Providing compact, amenity-rich village centers with access to outdoor recreation could help retain younger workers in the region, while also attracting increased demand for post-retirement housing from the older generation. Overall, 62 percent of Americans planning to move in the next five years would prefer to settle in mixed-use communities, according to a national survey conducted in 2013. A national survey conducted in 2012 found that 56 percent of respondents aged 21 to 34 (Millennials in their prime household formation years) “would prefer to live someday in a walkable community, whether an urban, suburban or small town location.” Forty-six percent of those aged 50 to 65 (Baby Boomers approaching retirement) expressed this same preference. Seniors and near-retirees also are increasingly interested in moving to communities with access to recreational open space, according to a 2006 study.
Increased property values.
Well-designed streets and walkable neighborhoods that provide access to a range of amenities have been shown to result in higher property values. For example, a 2006 Philadelphia study found that home prices increased by nine percent when located near a new tree planting, while a 2003 study in Cleveland, Ohio, estimated a seven percent increase in commercial office rents associated with quality landscaping. A 2010 national study showed that commercial properties with high Walk Scores were valued an average of 54 percent higher than those with low Walk Scores. A 2007 study of Portland, Oregon, found that homes located within walking distance of neighborhood amenities such as specialty grocery stores and wine bars experienced property value premiums as high as 20 percent.
Improved leveraging of public open space for economic growth.

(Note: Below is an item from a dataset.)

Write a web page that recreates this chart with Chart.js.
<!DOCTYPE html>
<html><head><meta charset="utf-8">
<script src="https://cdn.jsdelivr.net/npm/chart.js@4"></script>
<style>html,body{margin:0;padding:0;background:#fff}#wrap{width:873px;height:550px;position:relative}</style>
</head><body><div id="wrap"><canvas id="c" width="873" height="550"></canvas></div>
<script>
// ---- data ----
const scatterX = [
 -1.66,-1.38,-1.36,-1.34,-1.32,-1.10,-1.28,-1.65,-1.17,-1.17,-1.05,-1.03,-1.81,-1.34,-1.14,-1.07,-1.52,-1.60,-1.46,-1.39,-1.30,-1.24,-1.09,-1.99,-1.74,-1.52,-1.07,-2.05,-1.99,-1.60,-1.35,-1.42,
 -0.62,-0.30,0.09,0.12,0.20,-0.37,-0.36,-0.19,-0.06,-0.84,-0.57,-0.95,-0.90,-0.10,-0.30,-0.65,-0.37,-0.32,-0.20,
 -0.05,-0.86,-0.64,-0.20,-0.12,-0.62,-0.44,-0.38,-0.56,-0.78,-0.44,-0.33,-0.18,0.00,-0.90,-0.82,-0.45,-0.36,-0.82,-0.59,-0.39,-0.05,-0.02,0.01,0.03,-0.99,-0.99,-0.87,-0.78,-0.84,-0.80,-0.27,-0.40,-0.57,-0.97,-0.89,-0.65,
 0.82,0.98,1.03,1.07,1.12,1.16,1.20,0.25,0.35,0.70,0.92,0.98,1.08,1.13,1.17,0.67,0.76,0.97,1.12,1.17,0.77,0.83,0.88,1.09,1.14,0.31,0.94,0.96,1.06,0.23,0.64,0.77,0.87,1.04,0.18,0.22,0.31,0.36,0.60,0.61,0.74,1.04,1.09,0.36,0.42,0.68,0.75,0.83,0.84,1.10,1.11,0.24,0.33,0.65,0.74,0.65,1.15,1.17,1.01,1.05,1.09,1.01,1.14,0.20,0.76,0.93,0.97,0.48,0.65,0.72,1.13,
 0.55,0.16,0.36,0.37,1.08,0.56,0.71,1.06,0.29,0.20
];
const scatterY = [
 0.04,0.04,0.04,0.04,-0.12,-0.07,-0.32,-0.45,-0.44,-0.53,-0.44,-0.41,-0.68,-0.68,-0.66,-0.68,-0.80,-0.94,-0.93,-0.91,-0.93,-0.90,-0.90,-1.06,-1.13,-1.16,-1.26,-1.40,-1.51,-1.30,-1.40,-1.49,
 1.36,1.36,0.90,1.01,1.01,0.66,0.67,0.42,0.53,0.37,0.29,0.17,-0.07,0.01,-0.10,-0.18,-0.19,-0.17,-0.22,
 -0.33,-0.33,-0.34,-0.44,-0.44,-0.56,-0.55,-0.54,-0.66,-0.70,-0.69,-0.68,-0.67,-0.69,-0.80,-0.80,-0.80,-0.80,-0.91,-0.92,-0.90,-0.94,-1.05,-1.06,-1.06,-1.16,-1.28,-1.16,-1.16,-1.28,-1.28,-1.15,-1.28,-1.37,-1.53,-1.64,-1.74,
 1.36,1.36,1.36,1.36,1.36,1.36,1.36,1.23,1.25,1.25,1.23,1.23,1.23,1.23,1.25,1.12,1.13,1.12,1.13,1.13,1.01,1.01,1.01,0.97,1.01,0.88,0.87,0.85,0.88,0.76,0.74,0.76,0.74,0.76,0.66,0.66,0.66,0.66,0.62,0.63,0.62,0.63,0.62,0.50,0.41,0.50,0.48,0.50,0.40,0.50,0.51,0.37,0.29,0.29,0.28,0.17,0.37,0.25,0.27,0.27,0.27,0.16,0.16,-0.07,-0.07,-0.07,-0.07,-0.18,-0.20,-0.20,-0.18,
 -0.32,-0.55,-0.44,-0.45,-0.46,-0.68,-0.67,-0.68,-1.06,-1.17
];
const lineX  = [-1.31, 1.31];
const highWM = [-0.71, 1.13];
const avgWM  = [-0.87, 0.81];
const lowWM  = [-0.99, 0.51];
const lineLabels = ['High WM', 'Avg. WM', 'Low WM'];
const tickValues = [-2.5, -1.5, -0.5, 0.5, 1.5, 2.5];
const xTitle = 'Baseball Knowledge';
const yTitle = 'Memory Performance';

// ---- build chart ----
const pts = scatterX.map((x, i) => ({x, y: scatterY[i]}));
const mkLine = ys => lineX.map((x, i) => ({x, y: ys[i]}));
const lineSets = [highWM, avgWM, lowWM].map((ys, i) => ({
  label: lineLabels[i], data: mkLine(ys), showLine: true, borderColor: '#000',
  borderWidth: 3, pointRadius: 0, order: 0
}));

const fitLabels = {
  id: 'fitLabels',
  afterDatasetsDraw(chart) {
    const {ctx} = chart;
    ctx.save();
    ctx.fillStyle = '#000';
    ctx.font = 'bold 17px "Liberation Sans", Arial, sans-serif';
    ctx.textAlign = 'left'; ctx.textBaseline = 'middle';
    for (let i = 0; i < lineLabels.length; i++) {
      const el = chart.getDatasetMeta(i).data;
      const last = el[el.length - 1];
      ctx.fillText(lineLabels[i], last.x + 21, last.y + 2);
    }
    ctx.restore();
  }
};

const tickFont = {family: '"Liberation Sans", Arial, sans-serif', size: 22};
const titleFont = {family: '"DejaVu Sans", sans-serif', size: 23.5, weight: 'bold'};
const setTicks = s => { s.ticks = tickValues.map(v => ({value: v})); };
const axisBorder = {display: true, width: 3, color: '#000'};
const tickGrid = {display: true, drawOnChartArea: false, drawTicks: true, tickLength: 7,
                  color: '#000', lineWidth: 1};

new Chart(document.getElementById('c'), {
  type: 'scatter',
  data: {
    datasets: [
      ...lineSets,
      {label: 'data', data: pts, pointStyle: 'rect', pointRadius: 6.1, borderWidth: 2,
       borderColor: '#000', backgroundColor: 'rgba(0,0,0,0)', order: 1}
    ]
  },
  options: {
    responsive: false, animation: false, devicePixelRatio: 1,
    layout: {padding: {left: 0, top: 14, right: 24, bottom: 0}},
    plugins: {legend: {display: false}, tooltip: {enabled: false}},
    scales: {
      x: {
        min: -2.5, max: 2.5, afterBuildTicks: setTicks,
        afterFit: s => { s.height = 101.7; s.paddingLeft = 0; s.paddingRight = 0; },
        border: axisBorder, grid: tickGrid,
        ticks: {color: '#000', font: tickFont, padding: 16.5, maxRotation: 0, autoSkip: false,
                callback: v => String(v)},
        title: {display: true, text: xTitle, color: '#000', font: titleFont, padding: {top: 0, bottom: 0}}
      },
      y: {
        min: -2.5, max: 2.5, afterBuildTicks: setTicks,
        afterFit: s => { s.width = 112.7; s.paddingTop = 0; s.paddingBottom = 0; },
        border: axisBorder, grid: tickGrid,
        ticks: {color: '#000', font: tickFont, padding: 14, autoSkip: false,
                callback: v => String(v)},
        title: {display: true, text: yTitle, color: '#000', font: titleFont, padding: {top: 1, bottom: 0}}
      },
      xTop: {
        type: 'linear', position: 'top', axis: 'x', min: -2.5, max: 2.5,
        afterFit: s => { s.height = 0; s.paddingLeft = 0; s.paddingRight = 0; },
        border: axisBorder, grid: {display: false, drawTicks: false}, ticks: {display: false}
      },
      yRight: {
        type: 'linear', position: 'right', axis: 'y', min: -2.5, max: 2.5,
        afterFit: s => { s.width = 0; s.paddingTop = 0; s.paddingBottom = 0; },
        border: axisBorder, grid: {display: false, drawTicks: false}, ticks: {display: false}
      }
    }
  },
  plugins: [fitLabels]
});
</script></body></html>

Improved access to national monuments and public open space positions regions for growth. In a 2011 report that studied communities adjacent to national monuments in the western United States, two-thirds experienced growth in four economic indicators – population, employment, personal income, and per-capita income – equal to or stronger than comparable communities without monuments. Numerous studies have also recognized a positive relationship between property values and proximity to parks, greenbelts, and open space. A 2009 study, for example, estimated an average 20 percent premium on the value of property adjacent to recreational spaces such as nature preserves in Mecklenburg County, North Carolina. Studies of home values near parks showed a similar relationship in Minneapolis – St. Paul and Dallas-Fort Worth, Texas.
Growth in tourism, particularly from bicyclists and other outdoors enthusiasts.

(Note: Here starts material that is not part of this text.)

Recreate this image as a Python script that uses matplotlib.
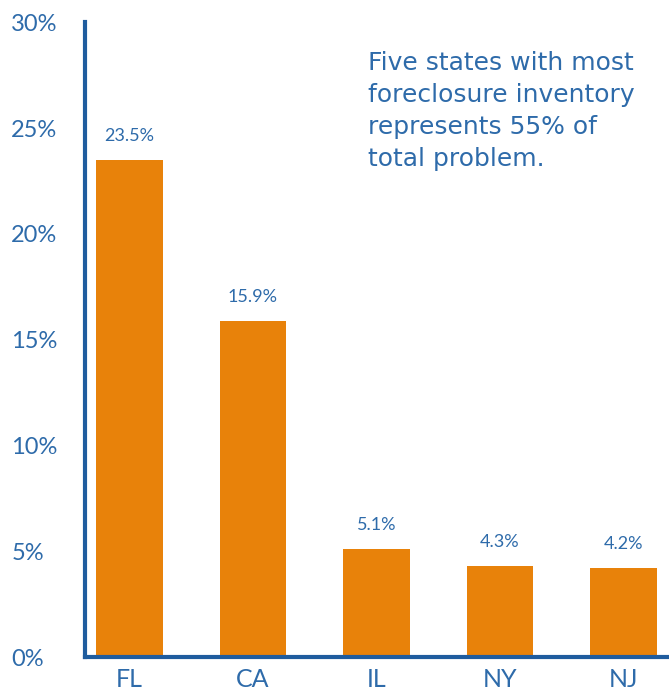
import matplotlib
matplotlib.use("Agg")
import matplotlib.pyplot as plt

states = ["FL", "CA", "IL", "NY", "NJ"]
shares = [23.5, 15.9, 5.1, 4.3, 4.2]
value_labels = ["23.5%", "15.9%", "5.1%", "4.3%", "4.2%"]
yticks = [0, 5, 10, 15, 20, 25, 30]

orange = "#E8820A"
blue = "#1F5C9E"
text_blue = "#2E6BAA"

plt.rcParams["font.family"] = ["Lato", "DejaVu Sans"]

fig = plt.figure(figsize=(6.69, 6.96), dpi=100)
ax = fig.add_axes([0.127, 0.056, 0.873, 0.912])

x = range(len(states))
bars = ax.bar(x, shares, width=0.54, color=orange, zorder=2)

for b, lab in zip(bars, value_labels):
    ax.text(b.get_x() + b.get_width() / 2, b.get_height() + 0.75, lab,
            ha="center", va="bottom", fontsize=13, color=text_blue)

ax.set_xlim(-0.36, 4.37)
ax.set_ylim(0, 30)
ax.set_xticks(list(x))
ax.set_xticklabels(states, fontsize=18, color=text_blue)
ax.set_yticks(yticks)
ax.set_yticklabels([f"{t}%" for t in yticks], fontsize=17, color=text_blue, ha="left")
ax.tick_params(length=0, pad=8)
ax.tick_params(axis="y", pad=53)
for side in ["top", "right"]:
    ax.spines[side].set_visible(False)
for side in ["left", "bottom"]:
    ax.spines[side].set_color(blue)
    ax.spines[side].set_linewidth(3)
    ax.spines[side].set_zorder(3)

ax.text(0.484, 0.955, "Five states with most\nforeclosure inventory\nrepresents 55% of\ntotal problem.",
        transform=ax.transAxes, ha="left", va="top", fontsize=18,
        color=text_blue, linespacing=1.42, family=["DejaVu Sans"])

fig.savefig("out.png", dpi=100)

Providing bicycle trails and other infrastructure can attract more local spending. A 2012 study of bicycle-related travel in Oregon found that the average travel party (a group of cyclists traveling together) spends $116 in a typical day trip and $744 for an overnight trip. Investments in bicycle access and infrastructure in the Pikes Peak region of Colorado resulted in $1.80 to $2.70 in local spending for every $1 spent, according to research published in 2015. A 2011 study in central Florida estimated that a network of bike trails injected $42.6 million into the local economy and supported 516 jobs in one year.
Employment growth and enhanced property values that result from transit investment.

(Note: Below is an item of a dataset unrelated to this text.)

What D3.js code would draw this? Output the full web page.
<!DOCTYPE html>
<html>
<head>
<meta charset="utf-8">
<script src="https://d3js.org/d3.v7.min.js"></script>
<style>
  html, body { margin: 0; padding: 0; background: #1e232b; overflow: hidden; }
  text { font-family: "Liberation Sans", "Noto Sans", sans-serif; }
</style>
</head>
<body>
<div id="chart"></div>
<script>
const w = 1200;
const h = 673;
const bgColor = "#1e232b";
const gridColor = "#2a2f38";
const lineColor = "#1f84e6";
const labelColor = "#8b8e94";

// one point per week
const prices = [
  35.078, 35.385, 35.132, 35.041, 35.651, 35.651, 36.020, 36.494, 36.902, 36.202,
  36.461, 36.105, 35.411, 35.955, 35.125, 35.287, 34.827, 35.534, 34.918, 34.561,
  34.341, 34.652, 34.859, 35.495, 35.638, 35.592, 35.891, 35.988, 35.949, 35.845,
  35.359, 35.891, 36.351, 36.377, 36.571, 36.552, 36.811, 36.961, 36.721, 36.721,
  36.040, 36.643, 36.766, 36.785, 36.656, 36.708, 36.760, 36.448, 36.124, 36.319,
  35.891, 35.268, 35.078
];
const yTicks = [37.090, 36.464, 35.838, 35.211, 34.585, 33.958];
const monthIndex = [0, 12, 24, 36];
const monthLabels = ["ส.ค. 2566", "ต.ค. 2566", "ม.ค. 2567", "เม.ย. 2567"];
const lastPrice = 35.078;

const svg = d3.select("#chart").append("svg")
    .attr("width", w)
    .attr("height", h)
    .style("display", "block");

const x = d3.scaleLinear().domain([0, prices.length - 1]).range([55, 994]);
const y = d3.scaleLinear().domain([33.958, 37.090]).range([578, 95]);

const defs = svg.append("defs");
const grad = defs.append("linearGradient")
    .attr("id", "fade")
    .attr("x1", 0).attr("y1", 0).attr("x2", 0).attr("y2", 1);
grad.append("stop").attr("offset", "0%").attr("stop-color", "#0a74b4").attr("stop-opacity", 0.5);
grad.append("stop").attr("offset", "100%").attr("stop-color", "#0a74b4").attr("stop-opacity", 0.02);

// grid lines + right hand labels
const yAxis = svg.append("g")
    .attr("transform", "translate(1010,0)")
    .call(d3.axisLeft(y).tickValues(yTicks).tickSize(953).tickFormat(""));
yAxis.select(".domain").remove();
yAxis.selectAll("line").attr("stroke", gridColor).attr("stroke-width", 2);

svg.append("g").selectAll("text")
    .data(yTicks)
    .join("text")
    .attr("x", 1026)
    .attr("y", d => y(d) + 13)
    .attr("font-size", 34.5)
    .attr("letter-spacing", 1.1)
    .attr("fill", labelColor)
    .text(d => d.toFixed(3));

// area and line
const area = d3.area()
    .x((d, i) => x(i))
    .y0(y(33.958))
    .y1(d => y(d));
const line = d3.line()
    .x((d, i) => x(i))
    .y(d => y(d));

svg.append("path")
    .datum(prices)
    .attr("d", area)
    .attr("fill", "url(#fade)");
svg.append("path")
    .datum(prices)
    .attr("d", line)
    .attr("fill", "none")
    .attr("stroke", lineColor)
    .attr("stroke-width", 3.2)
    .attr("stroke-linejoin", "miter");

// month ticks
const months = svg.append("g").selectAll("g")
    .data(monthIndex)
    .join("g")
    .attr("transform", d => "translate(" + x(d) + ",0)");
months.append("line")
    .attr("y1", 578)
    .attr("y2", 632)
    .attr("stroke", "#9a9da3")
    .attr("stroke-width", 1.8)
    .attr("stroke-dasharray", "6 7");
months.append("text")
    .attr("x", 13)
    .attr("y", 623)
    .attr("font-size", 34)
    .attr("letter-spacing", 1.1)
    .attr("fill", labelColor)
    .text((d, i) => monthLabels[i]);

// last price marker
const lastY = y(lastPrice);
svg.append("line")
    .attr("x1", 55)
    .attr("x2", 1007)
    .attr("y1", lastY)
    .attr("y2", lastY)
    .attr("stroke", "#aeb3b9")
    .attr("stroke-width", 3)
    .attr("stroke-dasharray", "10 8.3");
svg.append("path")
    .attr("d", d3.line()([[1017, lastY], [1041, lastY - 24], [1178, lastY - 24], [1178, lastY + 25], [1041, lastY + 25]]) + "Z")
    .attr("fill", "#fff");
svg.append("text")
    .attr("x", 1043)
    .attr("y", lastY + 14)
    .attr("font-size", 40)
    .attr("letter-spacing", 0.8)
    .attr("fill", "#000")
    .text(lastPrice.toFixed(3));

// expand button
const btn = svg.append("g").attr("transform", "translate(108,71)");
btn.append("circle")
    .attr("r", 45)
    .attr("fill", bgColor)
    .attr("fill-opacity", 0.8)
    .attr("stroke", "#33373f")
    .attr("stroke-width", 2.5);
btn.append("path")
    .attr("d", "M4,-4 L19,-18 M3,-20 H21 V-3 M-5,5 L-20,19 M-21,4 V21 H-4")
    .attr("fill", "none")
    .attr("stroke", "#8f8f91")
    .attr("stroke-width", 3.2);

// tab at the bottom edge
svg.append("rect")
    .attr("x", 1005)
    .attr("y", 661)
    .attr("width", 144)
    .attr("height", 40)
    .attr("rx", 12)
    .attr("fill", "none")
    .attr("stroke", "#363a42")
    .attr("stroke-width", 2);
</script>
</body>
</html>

According to a 2009 study, every $1 billion in spending on transit operations and capital supports approximately 36,000 jobs per year. A 2010 review of data on the job creation impacts of the American Recovery and Reinvestment Act (ARRA) found that investing in public transportation produced twice as many jobs per dollar as investing in highways. Transit investment also has the potential to lift property values in its vicinity, depending on context, the type of transit, and economic factors. Recent studies of Pittsburgh and Boston’s BRT systems found significant increases in property values associated with those cities’ respective systems. A single-family home located 100 feet away from a Pittsburgh East Busway station is worth approximately $9,745 more than a property located 1,000 feet away, while a condo located 100 feet away from a Boston Silver Line station is worth $45 per square foot more than a condo located 1,000 feet away.
Long-term economic success means focusing on quality-of-life, character, and connectivity. In this way the Design Guidelines are a powerful tool for local and regional economic development. In examining how these factors apply to the Monterey Bay community – the RUDG Market and Economic Report found similar characteristics and potential. For in-depth local impact analysis please see the full report (Appendix 4).